I'm asking because there is a Kromsky Minstrel up for sale locally for $150.00 and I'm wondering if it would do anything different than my Ashford Traditional.
Is this worth looking into? Thank you so much.


----------



## Wind in Her Hair (Jul 18, 2002)

I am not the one to ask because I keep finding ways to justify buying MORE spinning wheels. :teehee:

Others want ONE spinning wheel to do everything. :shrug: I personally REALLY enjoy wheels that are "niche" spinners and require ME to change in order to achieve different results other than their "default". 

For instance, my CPW (Canadian Production Wheel) spins fast and thin by default. Try spinning art yarn on him and you will lose your mind. 

My Indian Valley Indian Head Spinner spins fat, thick, low twist singles by default.
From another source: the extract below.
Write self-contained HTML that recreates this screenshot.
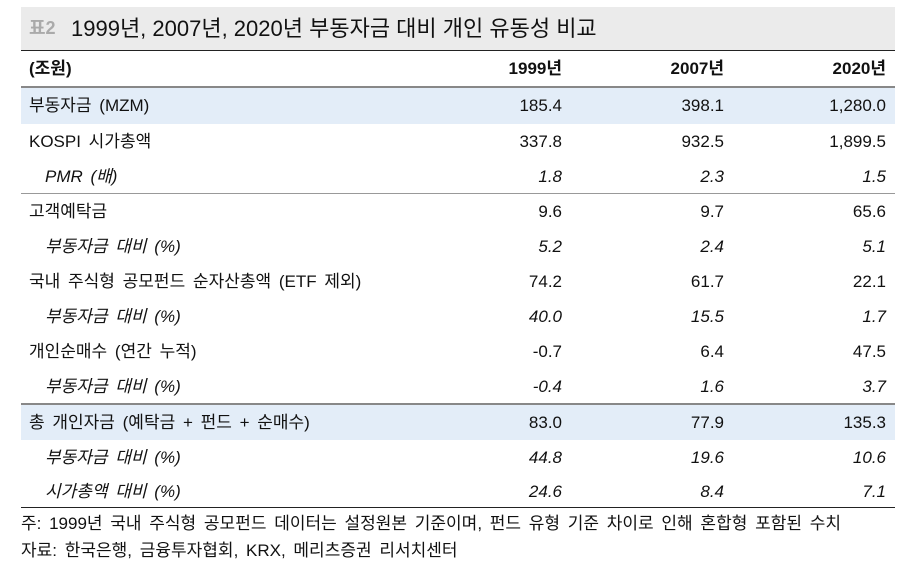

Try spinning lace on her and you will also lose your mind. 

The Norwegian wheel spins fast and thin but not AS fast and AS thin as the CPW - but I can TRICK this wheel (despite the one whorl size) and make yarns of different grists and twists depending on how fast I move my hands and how slow I am able treadle. 

My Bluebonnet Wheel (folding travel wheel) does virtually everything - from monstrous rope to very thin - but then, she is a NEW/modern wheel with multiple whorls sizes to make changing the yarn you spin _easier_. AND, the MAIN reason I bought her was because she was a FOLDING TRAVEL wheel and far sturdier and easier to travel with than the other wheels. AND she has a Jumbo bobbin and Jumbo flyer and a ring orifice for spinning and plying crazy wild stuff. 

My Scottish Haldane Shetland upright wheel came to live with me because she is sweet, spins much like a CPW, AND she is historically accurate (enough) for the Celtic festival I spin at. :shrug:

So - like I said - I am probably NOT the one to ask. 

I do think that Ashfords are amazingly adaptable and most modifications and add-ons are compatible with all models. 

That is a heckuvadeal for the Kromski.


----------



## Wind in Her Hair (Jul 18, 2002)

Is your Traddy double treadle or single treadle? The Kromski being a double treadle will have more "touch" to it and you will have more control as to stopping, starting, and speed of your spinning - which may or may not be an issue or an attraction for you.


----------



## Pearl B (Sep 27, 2008)

If its in good shape & working order that's a very good deal.
I agree with WWIH & am also not a person to ask about buying wheels. :hysterical:

Depends if you Traddy is single or double drive. Still at that price..... see what I mean? :grin:


----------



## au natural (Mar 8, 2004)

I didn't move fast enough.  It was gone before I could answer back. 
My wheel is a 1970ish single treadle. It was in pieces when I found it and I got to spend the time repairing, staining and finishing it.  Maybe I'm sentimental because it is the first wheel that I have spun on and owned. 
Anyway, I guess I was wondering what the different wheels did. I'm interested in spinning angora, wool, or whatever.  Flax sounds kind of fun too.  Will my single treadle be able to spin all of these fibers or will I "need" to look for another wheel?


----------



## Pearl B (Sep 27, 2008)

Try this thread!


http://www.homesteadingtoday.com/co...-explain-different-types-spinning-wheels.html


----------



## hotzcatz (Oct 16, 2007)

Which wheel is "best" is determined by what you want it to do. Different wheels do produce different results. You can push a wheel outside of it's "zone" but the further out of the zone, the more work you have to put into it.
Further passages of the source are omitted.